If you're planning to move back to the land, don't make the mistake I did by moving to a county dominated by city people. They'll sic the law on you. Find a rural country, preferably one dominated by farmers. You're trying to get away from urban attitudes as well as urban architecture, and this requires that you have at least a county line between yourself and the nearest urban population.

Farmers on the edge of town have always been slapped with nuisance lawsuits for being farmers (the sound of roosters crowing or tractors running, dust from plowing, flies, etc.). This is one reason why such farmers are eager to sell out to developers: city people won't let them farm. But now we're being threatened with jail or mental institutions.

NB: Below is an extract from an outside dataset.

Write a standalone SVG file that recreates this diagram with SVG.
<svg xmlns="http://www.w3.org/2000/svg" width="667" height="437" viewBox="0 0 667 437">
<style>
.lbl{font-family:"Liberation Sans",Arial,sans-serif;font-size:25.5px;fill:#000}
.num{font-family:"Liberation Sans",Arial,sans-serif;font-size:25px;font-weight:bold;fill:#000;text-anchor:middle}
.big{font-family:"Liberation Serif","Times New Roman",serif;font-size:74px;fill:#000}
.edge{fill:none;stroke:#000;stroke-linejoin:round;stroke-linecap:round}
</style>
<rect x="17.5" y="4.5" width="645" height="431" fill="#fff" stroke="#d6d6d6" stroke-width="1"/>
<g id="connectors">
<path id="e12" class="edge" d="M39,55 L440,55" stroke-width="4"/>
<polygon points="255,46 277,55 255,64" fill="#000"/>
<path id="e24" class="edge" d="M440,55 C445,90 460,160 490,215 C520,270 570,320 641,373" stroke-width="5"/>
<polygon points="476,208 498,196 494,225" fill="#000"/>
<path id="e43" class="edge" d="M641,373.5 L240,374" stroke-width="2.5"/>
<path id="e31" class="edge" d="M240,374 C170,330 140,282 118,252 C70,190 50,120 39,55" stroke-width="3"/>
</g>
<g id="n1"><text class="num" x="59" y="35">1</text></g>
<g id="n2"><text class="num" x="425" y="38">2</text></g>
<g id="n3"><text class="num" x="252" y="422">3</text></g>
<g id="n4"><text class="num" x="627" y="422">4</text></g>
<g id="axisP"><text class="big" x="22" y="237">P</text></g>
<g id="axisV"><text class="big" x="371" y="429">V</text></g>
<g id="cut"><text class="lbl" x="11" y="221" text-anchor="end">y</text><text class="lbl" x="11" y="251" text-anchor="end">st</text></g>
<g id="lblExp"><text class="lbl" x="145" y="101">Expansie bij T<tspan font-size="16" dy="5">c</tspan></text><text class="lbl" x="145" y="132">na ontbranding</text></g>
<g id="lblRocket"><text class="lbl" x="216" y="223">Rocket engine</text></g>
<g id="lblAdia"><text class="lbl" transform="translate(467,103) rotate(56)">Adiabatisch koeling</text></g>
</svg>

I grew up in Del Norte County in California, which is an impoverished county in the redwoods. The largest segment of the economy was unemployed loggers, and poaching was universal. The game wardens looked the other way if you weren't selling venison in the street, because it helped people feed their families. But by the standards of law enforcement here in Benton County, everyone I grew up with belonged in the loony bin. Go figure.

1 comment

Comment from: kderby [Visitor]
I just had a deputy relate that in my county the law enforcement will leave you alone if you are feeding your family. The deputy is retired and I am not in need of meat, it just came up in a converstaion. The deputy said if you are killing for the trophy or selling the meat they would be glad to throw the book at you. Shooting a dry doe in the orchard for family vittles is tolerated.

This might be a good litmus test for the rural condition of your community.